Just because I have an Advance does not mean I do not like all of the other kinds. I would probably have loved any other kind if I had been lucky enough to find one for sale that could be restored in good working order. I will quote the late Will Rodgers a little; or take part of his maxim and fit in the Iron Men a littls; 'I have never seen a steam traction engine I did not like.'

My old engine does have quite a history behind it. The gold mining company bought two Advances; one to run the pumps and the other to run the stomp mill and the other machinery. They went broke soon after getting the tractors and then each started out on its own being bought and sold several different times, but all the time both of them stayed within gossip distance of each other.

I talked to several old men that had run one of the engines but he could not tell which one I had. They were about 5 serial numbers apart, one fellow said. About the time of World War II, mine done a lot of distant hauling the sawmill from one place to the other is why the gears are worn so. I understand the junk man got the other one and it had perfect gears. A railroad man had mine a long time so he kept up the engine like a train locomotive. My old Advance was retired from the sawmill in 1954 with a bad set of tubes. I bought it in 1960 and have worked ever since. I doubt if I will ever get through.

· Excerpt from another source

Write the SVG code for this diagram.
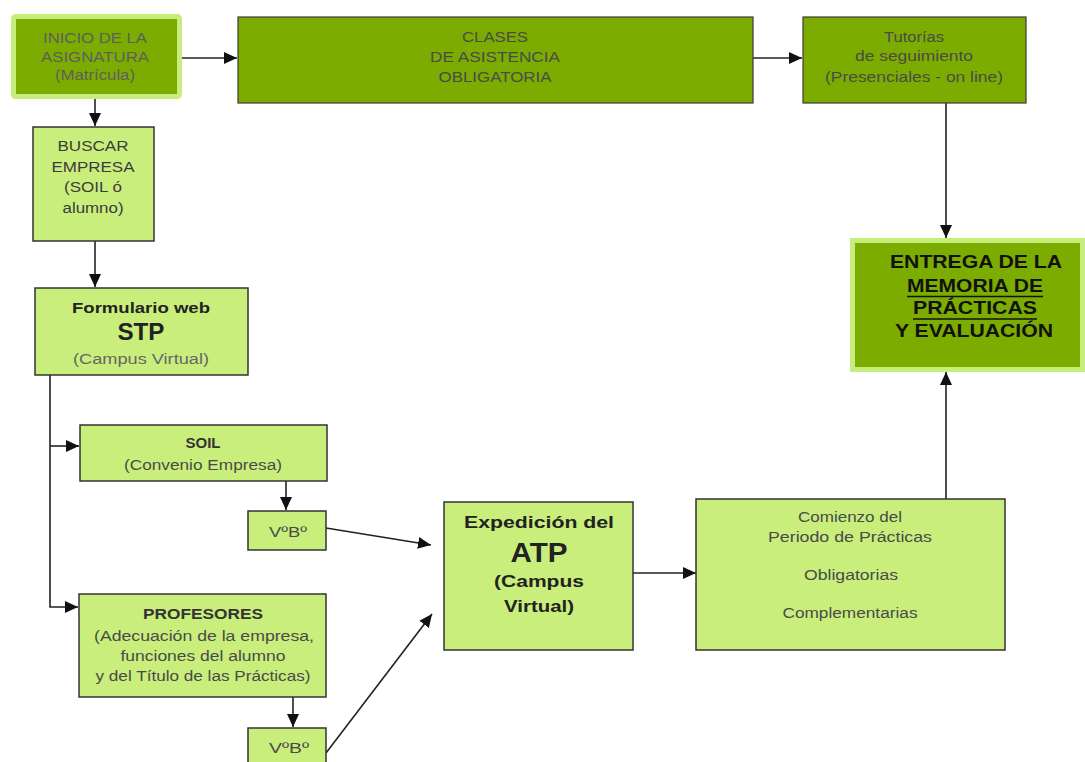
<svg xmlns="http://www.w3.org/2000/svg" width="1085" height="762" viewBox="0 0 1085 762">
<style>
text{font-family:"Liberation Sans",Arial,sans-serif;text-anchor:middle;}
.dark{fill:#7cac00;stroke:#3a3a3a;stroke-width:1.2;}
.halo{fill:#7cac00;stroke:#c6ee7c;stroke-width:5;}
.light{fill:#c9ee7b;stroke:#333;stroke-width:1.5;}
.t13{font-size:14px;fill:#4a4a4a;}
.t15{font-size:15.5px;fill:#3c3c3c;}
.tb{font-weight:bold;fill:#222;}
.tg{font-size:14px;fill:#666;}
.conn{fill:none;stroke:#222;stroke-width:1.6;}
</style>
<defs>
<marker id="ah" markerUnits="userSpaceOnUse" markerWidth="14" markerHeight="12" refX="13" refY="6" orient="auto">
<path d="M0,0 L13,6 L0,12 z" fill="#111"/>
</marker>
</defs>
<rect width="1085" height="762" fill="#fff"/>

<g id="connectors">
<path class="conn" d="M182,58 L237,58" marker-end="url(#ah)"/>
<path class="conn" d="M753,58 L802,58" marker-end="url(#ah)"/>
<path class="conn" d="M95,99 L95,126" marker-end="url(#ah)"/>
<path class="conn" d="M95,241 L95,287" marker-end="url(#ah)"/>
<path class="conn" d="M50,375 L50,607 L78,607" marker-end="url(#ah)"/>
<path class="conn" d="M50,446 L79,446" marker-end="url(#ah)"/>
<path class="conn" d="M286,481 L286,510" marker-end="url(#ah)"/>
<path class="conn" d="M293,697 L293,727" marker-end="url(#ah)"/>
<path class="conn" d="M326,528 L431,545" marker-end="url(#ah)"/>
<path class="conn" d="M326,753 L432,614" marker-end="url(#ah)"/>
<path class="conn" d="M633,573 L696,573" marker-end="url(#ah)"/>
<path class="conn" d="M946,499 L946,372" marker-end="url(#ah)"/>
<path class="conn" d="M946,103 L946,238" marker-end="url(#ah)"/>
</g>

<g id="inicio">
<rect class="halo" x="13.5" y="16.5" width="166" height="80" rx="2"/>
<text class="t13" x="95" y="43" textLength="104" lengthAdjust="spacingAndGlyphs" style="fill:#5e5e5e">INICIO DE LA</text>
<text class="t13" x="95" y="62" textLength="108" lengthAdjust="spacingAndGlyphs" style="fill:#5e5e5e">ASIGNATURA</text>
<text class="t13" x="95" y="80" textLength="80" lengthAdjust="spacingAndGlyphs" style="fill:#5e5e5e">(Matrícula)</text>
</g>

<g id="clases">
<rect class="dark" x="238" y="17" width="515" height="86"/>
<text class="t13" x="495" y="42" textLength="66" lengthAdjust="spacingAndGlyphs">CLASES</text>
<text class="t13" x="495" y="62" textLength="130" lengthAdjust="spacingAndGlyphs">DE ASISTENCIA</text>
<text class="t13" x="495" y="82" textLength="113" lengthAdjust="spacingAndGlyphs">OBLIGATORIA</text>
</g>

<g id="tutorias">
<rect class="dark" x="803" y="17" width="223" height="86"/>
<text class="t13" x="914" y="42" textLength="60" lengthAdjust="spacingAndGlyphs">Tutorías</text>
<text class="t13" x="914" y="61" textLength="118" lengthAdjust="spacingAndGlyphs">de seguimiento</text>
<text class="t13" x="914" y="82" textLength="178" lengthAdjust="spacingAndGlyphs">(Presenciales - on line)</text>
</g>

<g id="buscar">
<rect class="light" x="33" y="127" width="121" height="114"/>
<text class="t15" x="93" y="151" textLength="71" lengthAdjust="spacingAndGlyphs">BUSCAR</text>
<text class="t15" x="93" y="172" textLength="83" lengthAdjust="spacingAndGlyphs">EMPRESA</text>
<text class="t15" x="93" y="192" textLength="58" lengthAdjust="spacingAndGlyphs">(SOIL ó</text>
<text class="t15" x="93" y="213" textLength="61" lengthAdjust="spacingAndGlyphs">alumno)</text>
</g>

<g id="formulario">
<rect class="light" x="35" y="288" width="213" height="87"/>
<text class="tb" x="141" y="313" font-size="15" textLength="138" lengthAdjust="spacingAndGlyphs">Formulario web</text>
<text class="tb" x="141" y="340" font-size="24" textLength="47" lengthAdjust="spacingAndGlyphs">STP</text>
<text class="tg" x="141" y="364" textLength="136" lengthAdjust="spacingAndGlyphs">(Campus Virtual)</text>
</g>

<g id="soil">
<rect class="light" x="80" y="425" width="247" height="56"/>
<text class="tb" x="203" y="448" font-size="14" textLength="35" lengthAdjust="spacingAndGlyphs" style="fill:#333">SOIL</text>
<text class="t13" x="203" y="470" textLength="158" lengthAdjust="spacingAndGlyphs">(Convenio Empresa)</text>
</g>

<g id="vobo1">
<rect class="light" x="248" y="511" width="78" height="39"/>
<text class="t13" x="288" y="537" textLength="38" lengthAdjust="spacingAndGlyphs">VºBº</text>
</g>

<g id="profesores">
<rect class="light" x="79" y="594" width="247" height="103"/>
<text class="tb" x="203" y="619" font-size="15" textLength="120" lengthAdjust="spacingAndGlyphs" style="fill:#333">PROFESORES</text>
<text class="t13" x="204" y="641" textLength="220" lengthAdjust="spacingAndGlyphs">(Adecuación de la empresa,</text>
<text class="t13" x="203" y="661" textLength="165" lengthAdjust="spacingAndGlyphs">funciones del alumno</text>
<text class="t13" x="203" y="681" textLength="215" lengthAdjust="spacingAndGlyphs">y del Título de las Prácticas)</text>
</g>

<g id="vobo2">
<rect class="light" x="248" y="728" width="78" height="40"/>
<text class="t13" x="289" y="753" textLength="40" lengthAdjust="spacingAndGlyphs">VºBº</text>
</g>

<g id="expedicion">
<rect class="light" x="444" y="502" width="189" height="148"/>
<text class="tb" x="539" y="528" font-size="16" textLength="150" lengthAdjust="spacingAndGlyphs">Expedición del</text>
<text class="tb" x="539" y="562" font-size="27" textLength="57" lengthAdjust="spacingAndGlyphs">ATP</text>
<text class="tb" x="539" y="587" font-size="16" textLength="90" lengthAdjust="spacingAndGlyphs">(Campus</text>
<text class="tb" x="539" y="612" font-size="16" textLength="70" lengthAdjust="spacingAndGlyphs">Virtual)</text>
</g>

<g id="comienzo">
<rect class="light" x="696" y="499" width="309" height="151"/>
<text class="t13" x="850" y="522" textLength="104" lengthAdjust="spacingAndGlyphs">Comienzo del</text>
<text class="t13" x="850" y="542" textLength="164" lengthAdjust="spacingAndGlyphs">Periodo de Prácticas</text>
<text class="t13" x="851" y="580" textLength="94" lengthAdjust="spacingAndGlyphs">Obligatorias</text>
<text class="t13" x="850" y="618" textLength="135" lengthAdjust="spacingAndGlyphs">Complementarias</text>
</g>

<g id="entrega">
<rect class="halo" x="852.5" y="240.5" width="230" height="129"/>
<text class="tb" x="976" y="268" font-size="18" textLength="172" lengthAdjust="spacingAndGlyphs" style="fill:#111">ENTREGA DE LA</text>
<text class="tb" x="975" y="292" font-size="18" textLength="136" lengthAdjust="spacingAndGlyphs" style="fill:#111">MEMORIA DE</text>
<line x1="907" y1="296.5" x2="1043" y2="296.5" stroke="#111" stroke-width="1.5"/>
<text class="tb" x="975" y="314" font-size="18" textLength="124" lengthAdjust="spacingAndGlyphs" style="fill:#111">PRÁCTICAS</text>
<line x1="913" y1="319" x2="1037" y2="319" stroke="#111" stroke-width="1.5"/>
<text class="tb" x="974" y="337" font-size="18" textLength="158" lengthAdjust="spacingAndGlyphs" style="fill:#111">Y EVALUACIÓN</text>
</g>
</svg>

I hope all of you Iron Men friends will enjoy this. If not, throw the brick bats at me like you did when I goofed and called an Advance an M. Rumely, May-June 1966 Iron Men Album. Elmer was good to me and printed a nice article asking forgiveness, which I hope everyone has by now. One old gentleman out in Iowa wanted to fight me and sent me a bill of sale and a lot of stuff to prove that he was not a school boy like myself on steamers. I worked all day making him a tiny model whistle the size of a pencil for his watch charm, but I have not heard from him since. I sure hope he has not passed on and, too, I hope he has forgiven me.